[PROBLEM TO SOLVE] Copy each line exactly. Drop every picture.
## begin GIVEN RECORDS
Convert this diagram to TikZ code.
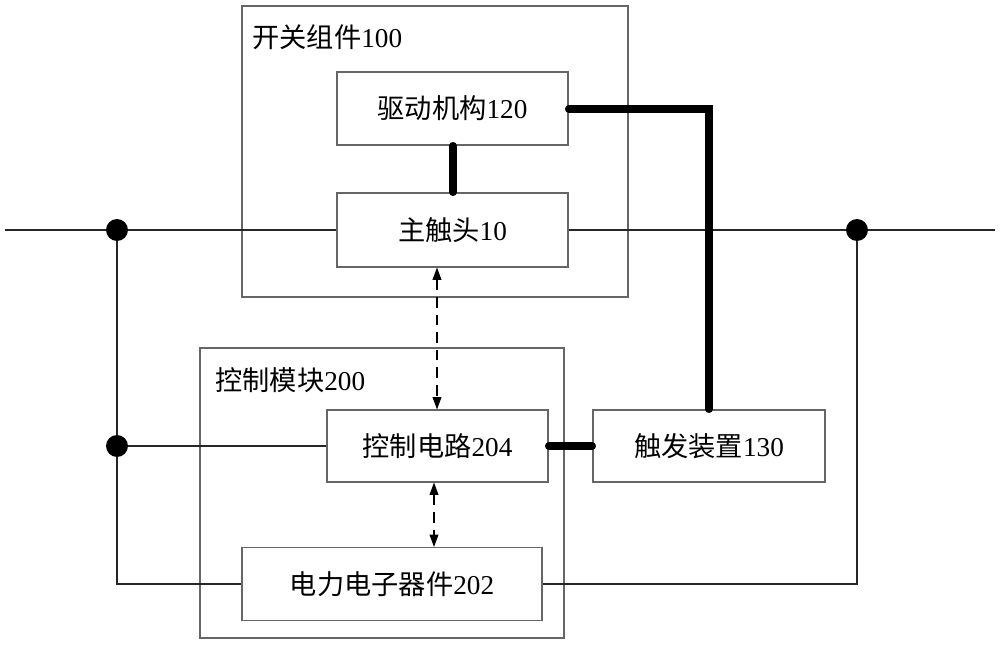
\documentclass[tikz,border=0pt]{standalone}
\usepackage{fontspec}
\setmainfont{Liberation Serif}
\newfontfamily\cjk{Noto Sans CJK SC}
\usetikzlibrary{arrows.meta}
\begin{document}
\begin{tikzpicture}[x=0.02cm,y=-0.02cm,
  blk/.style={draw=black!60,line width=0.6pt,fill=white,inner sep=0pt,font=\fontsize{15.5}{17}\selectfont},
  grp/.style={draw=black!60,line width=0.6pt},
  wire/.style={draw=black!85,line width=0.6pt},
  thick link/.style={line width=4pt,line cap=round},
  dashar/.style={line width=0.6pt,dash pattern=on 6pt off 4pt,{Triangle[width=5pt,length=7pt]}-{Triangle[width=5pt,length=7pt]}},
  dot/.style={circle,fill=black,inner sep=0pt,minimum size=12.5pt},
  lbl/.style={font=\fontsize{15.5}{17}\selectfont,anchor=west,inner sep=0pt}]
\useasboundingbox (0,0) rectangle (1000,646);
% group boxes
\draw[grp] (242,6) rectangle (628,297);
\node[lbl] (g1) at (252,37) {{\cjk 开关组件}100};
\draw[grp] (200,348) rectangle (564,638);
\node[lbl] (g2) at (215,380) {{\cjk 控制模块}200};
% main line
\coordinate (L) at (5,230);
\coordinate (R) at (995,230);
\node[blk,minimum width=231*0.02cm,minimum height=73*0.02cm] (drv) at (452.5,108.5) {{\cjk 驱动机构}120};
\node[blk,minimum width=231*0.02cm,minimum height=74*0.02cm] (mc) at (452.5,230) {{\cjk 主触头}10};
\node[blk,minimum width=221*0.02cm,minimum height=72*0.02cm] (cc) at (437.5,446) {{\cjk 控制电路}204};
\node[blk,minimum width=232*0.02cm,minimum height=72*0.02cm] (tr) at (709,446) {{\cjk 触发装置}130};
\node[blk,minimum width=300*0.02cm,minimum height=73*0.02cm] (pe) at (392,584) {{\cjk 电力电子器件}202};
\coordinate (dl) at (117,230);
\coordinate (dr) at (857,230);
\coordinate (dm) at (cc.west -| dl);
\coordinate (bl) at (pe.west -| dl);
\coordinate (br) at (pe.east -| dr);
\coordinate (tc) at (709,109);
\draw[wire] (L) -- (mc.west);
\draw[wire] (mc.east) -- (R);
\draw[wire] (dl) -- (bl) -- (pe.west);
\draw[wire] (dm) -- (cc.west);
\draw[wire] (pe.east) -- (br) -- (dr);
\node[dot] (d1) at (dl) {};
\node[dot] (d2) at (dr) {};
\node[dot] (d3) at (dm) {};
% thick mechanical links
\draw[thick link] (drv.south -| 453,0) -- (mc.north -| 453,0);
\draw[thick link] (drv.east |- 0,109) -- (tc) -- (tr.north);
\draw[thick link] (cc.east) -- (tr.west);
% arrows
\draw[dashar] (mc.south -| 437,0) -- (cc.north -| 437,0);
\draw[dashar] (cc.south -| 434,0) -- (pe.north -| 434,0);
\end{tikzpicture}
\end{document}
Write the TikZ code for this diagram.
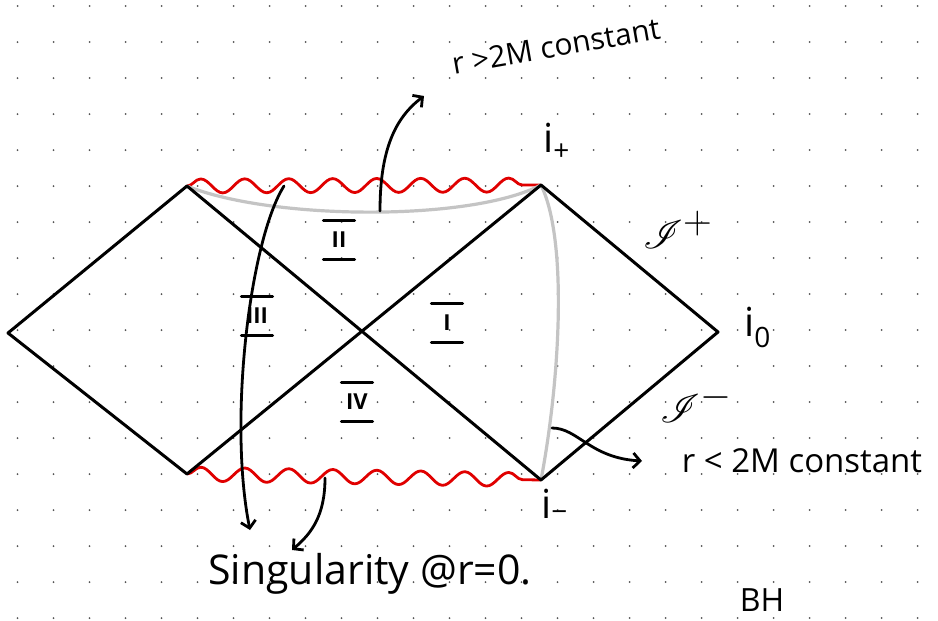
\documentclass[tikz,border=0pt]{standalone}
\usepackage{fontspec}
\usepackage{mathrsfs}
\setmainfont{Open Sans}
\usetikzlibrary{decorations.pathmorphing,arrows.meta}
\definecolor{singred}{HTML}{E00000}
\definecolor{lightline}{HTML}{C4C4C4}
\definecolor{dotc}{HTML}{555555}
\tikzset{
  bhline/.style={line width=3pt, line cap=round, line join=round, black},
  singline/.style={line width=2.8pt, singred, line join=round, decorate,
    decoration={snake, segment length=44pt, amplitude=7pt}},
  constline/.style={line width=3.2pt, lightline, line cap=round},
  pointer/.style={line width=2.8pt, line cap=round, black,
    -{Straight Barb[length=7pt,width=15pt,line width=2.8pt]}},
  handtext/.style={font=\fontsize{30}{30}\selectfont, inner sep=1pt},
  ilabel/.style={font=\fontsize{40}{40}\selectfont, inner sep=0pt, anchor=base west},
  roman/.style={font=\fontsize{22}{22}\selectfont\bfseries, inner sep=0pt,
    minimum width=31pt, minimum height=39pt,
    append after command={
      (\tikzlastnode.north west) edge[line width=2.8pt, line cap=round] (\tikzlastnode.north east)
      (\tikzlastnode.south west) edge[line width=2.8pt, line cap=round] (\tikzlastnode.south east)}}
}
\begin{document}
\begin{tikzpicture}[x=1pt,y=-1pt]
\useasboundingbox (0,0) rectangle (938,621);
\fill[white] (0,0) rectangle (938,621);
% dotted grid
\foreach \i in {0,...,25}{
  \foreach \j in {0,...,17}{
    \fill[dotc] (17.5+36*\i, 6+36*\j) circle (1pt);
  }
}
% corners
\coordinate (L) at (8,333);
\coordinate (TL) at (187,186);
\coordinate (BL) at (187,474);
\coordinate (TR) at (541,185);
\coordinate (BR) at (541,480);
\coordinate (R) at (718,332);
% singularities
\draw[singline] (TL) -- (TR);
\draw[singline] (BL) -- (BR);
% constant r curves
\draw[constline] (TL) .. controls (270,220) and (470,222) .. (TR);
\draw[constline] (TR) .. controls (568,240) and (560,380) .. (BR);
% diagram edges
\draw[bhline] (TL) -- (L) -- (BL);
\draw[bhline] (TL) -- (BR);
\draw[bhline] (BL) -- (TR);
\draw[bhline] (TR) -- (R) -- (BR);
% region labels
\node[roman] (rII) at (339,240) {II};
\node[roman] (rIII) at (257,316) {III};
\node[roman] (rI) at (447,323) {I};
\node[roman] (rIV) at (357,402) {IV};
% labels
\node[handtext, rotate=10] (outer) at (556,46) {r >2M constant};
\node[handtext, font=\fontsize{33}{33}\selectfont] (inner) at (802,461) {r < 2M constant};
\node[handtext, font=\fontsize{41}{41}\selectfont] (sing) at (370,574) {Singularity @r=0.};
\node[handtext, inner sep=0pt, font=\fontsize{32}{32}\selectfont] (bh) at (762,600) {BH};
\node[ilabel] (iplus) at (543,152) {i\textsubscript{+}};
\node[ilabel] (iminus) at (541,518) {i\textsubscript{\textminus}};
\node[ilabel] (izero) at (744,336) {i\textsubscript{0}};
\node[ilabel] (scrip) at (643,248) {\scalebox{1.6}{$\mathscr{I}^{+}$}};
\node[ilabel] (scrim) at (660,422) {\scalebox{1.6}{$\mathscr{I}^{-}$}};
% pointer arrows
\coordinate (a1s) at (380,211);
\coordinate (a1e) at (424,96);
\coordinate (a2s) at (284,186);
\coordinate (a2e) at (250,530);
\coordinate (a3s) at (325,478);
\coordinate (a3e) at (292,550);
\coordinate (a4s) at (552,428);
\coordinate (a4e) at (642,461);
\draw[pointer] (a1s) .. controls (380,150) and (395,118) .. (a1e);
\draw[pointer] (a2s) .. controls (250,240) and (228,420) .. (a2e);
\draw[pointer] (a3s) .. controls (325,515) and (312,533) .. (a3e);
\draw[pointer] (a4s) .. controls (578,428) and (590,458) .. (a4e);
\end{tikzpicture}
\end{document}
## end GIVEN RECORDS
[RESULT]
Convert this diagram to TikZ code.
\documentclass[tikz,border=0pt]{standalone}
\usepackage{fontspec}
\setmainfont{Liberation Serif}
\newfontfamily\cjk{Noto Sans CJK SC}
\usetikzlibrary{arrows.meta}
\begin{document}
\begin{tikzpicture}[x=0.02cm,y=-0.02cm,
  blk/.style={draw=black!60,line width=0.6pt,fill=white,inner sep=0pt,font=\fontsize{15.5}{17}\selectfont},
  grp/.style={draw=black!60,line width=0.6pt},
  wire/.style={draw=black!85,line width=0.6pt},
  thick link/.style={line width=4pt,line cap=round},
  dashar/.style={line width=0.6pt,dash pattern=on 6pt off 4pt,{Triangle[width=5pt,length=7pt]}-{Triangle[width=5pt,length=7pt]}},
  dot/.style={circle,fill=black,inner sep=0pt,minimum size=12.5pt},
  lbl/.style={font=\fontsize{15.5}{17}\selectfont,anchor=west,inner sep=0pt}]
\useasboundingbox (0,0) rectangle (1000,646);
% group boxes
\draw[grp] (242,6) rectangle (628,297);
\node[lbl] (g1) at (252,37) {{\cjk 开关组件}100};
\draw[grp] (200,348) rectangle (564,638);
\node[lbl] (g2) at (215,380) {{\cjk 控制模块}200};
% main line
\coordinate (L) at (5,230);
\coordinate (R) at (995,230);
\node[blk,minimum width=231*0.02cm,minimum height=73*0.02cm] (drv) at (452.5,108.5) {{\cjk 驱动机构}120};
\node[blk,minimum width=231*0.02cm,minimum height=74*0.02cm] (mc) at (452.5,230) {{\cjk 主触头}10};
\node[blk,minimum width=221*0.02cm,minimum height=72*0.02cm] (cc) at (437.5,446) {{\cjk 控制电路}204};
\node[blk,minimum width=232*0.02cm,minimum height=72*0.02cm] (tr) at (709,446) {{\cjk 触发装置}130};
\node[blk,minimum width=300*0.02cm,minimum height=73*0.02cm] (pe) at (392,584) {{\cjk 电力电子器件}202};
\coordinate (dl) at (117,230);
\coordinate (dr) at (857,230);
\coordinate (dm) at (cc.west -| dl);
\coordinate (bl) at (pe.west -| dl);
\coordinate (br) at (pe.east -| dr);
\coordinate (tc) at (709,109);
\draw[wire] (L) -- (mc.west);
\draw[wire] (mc.east) -- (R);
\draw[wire] (dl) -- (bl) -- (pe.west);
\draw[wire] (dm) -- (cc.west);
\draw[wire] (pe.east) -- (br) -- (dr);
\node[dot] (d1) at (dl) {};
\node[dot] (d2) at (dr) {};
\node[dot] (d3) at (dm) {};
% thick mechanical links
\draw[thick link] (drv.south -| 453,0) -- (mc.north -| 453,0);
\draw[thick link] (drv.east |- 0,109) -- (tc) -- (tr.north);
\draw[thick link] (cc.east) -- (tr.west);
% arrows
\draw[dashar] (mc.south -| 437,0) -- (cc.north -| 437,0);
\draw[dashar] (cc.south -| 434,0) -- (pe.north -| 434,0);
\end{tikzpicture}
\end{document}
Write the TikZ code for this diagram.
\documentclass[tikz,border=0pt]{standalone}
\usepackage{fontspec}
\usepackage{mathrsfs}
\setmainfont{Open Sans}
\usetikzlibrary{decorations.pathmorphing,arrows.meta}
\definecolor{singred}{HTML}{E00000}
\definecolor{lightline}{HTML}{C4C4C4}
\definecolor{dotc}{HTML}{555555}
\tikzset{
  bhline/.style={line width=3pt, line cap=round, line join=round, black},
  singline/.style={line width=2.8pt, singred, line join=round, decorate,
    decoration={snake, segment length=44pt, amplitude=7pt}},
  constline/.style={line width=3.2pt, lightline, line cap=round},
  pointer/.style={line width=2.8pt, line cap=round, black,
    -{Straight Barb[length=7pt,width=15pt,line width=2.8pt]}},
  handtext/.style={font=\fontsize{30}{30}\selectfont, inner sep=1pt},
  ilabel/.style={font=\fontsize{40}{40}\selectfont, inner sep=0pt, anchor=base west},
  roman/.style={font=\fontsize{22}{22}\selectfont\bfseries, inner sep=0pt,
    minimum width=31pt, minimum height=39pt,
    append after command={
      (\tikzlastnode.north west) edge[line width=2.8pt, line cap=round] (\tikzlastnode.north east)
      (\tikzlastnode.south west) edge[line width=2.8pt, line cap=round] (\tikzlastnode.south east)}}
}
\begin{document}
\begin{tikzpicture}[x=1pt,y=-1pt]
\useasboundingbox (0,0) rectangle (938,621);
\fill[white] (0,0) rectangle (938,621);
% dotted grid
\foreach \i in {0,...,25}{
  \foreach \j in {0,...,17}{
    \fill[dotc] (17.5+36*\i, 6+36*\j) circle (1pt);
  }
}
% corners
\coordinate (L) at (8,333);
\coordinate (TL) at (187,186);
\coordinate (BL) at (187,474);
\coordinate (TR) at (541,185);
\coordinate (BR) at (541,480);
\coordinate (R) at (718,332);
% singularities
\draw[singline] (TL) -- (TR);
\draw[singline] (BL) -- (BR);
% constant r curves
\draw[constline] (TL) .. controls (270,220) and (470,222) .. (TR);
\draw[constline] (TR) .. controls (568,240) and (560,380) .. (BR);
% diagram edges
\draw[bhline] (TL) -- (L) -- (BL);
\draw[bhline] (TL) -- (BR);
\draw[bhline] (BL) -- (TR);
\draw[bhline] (TR) -- (R) -- (BR);
% region labels
\node[roman] (rII) at (339,240) {II};
\node[roman] (rIII) at (257,316) {III};
\node[roman] (rI) at (447,323) {I};
\node[roman] (rIV) at (357,402) {IV};
% labels
\node[handtext, rotate=10] (outer) at (556,46) {r >2M constant};
\node[handtext, font=\fontsize{33}{33}\selectfont] (inner) at (802,461) {r < 2M constant};
\node[handtext, font=\fontsize{41}{41}\selectfont] (sing) at (370,574) {Singularity @r=0.};
\node[handtext, inner sep=0pt, font=\fontsize{32}{32}\selectfont] (bh) at (762,600) {BH};
\node[ilabel] (iplus) at (543,152) {i\textsubscript{+}};
\node[ilabel] (iminus) at (541,518) {i\textsubscript{\textminus}};
\node[ilabel] (izero) at (744,336) {i\textsubscript{0}};
\node[ilabel] (scrip) at (643,248) {\scalebox{1.6}{$\mathscr{I}^{+}$}};
\node[ilabel] (scrim) at (660,422) {\scalebox{1.6}{$\mathscr{I}^{-}$}};
% pointer arrows
\coordinate (a1s) at (380,211);
\coordinate (a1e) at (424,96);
\coordinate (a2s) at (284,186);
\coordinate (a2e) at (250,530);
\coordinate (a3s) at (325,478);
\coordinate (a3e) at (292,550);
\coordinate (a4s) at (552,428);
\coordinate (a4e) at (642,461);
\draw[pointer] (a1s) .. controls (380,150) and (395,118) .. (a1e);
\draw[pointer] (a2s) .. controls (250,240) and (228,420) .. (a2e);
\draw[pointer] (a3s) .. controls (325,515) and (312,533) .. (a3e);
\draw[pointer] (a4s) .. controls (578,428) and (590,458) .. (a4e);
\end{tikzpicture}
\end{document}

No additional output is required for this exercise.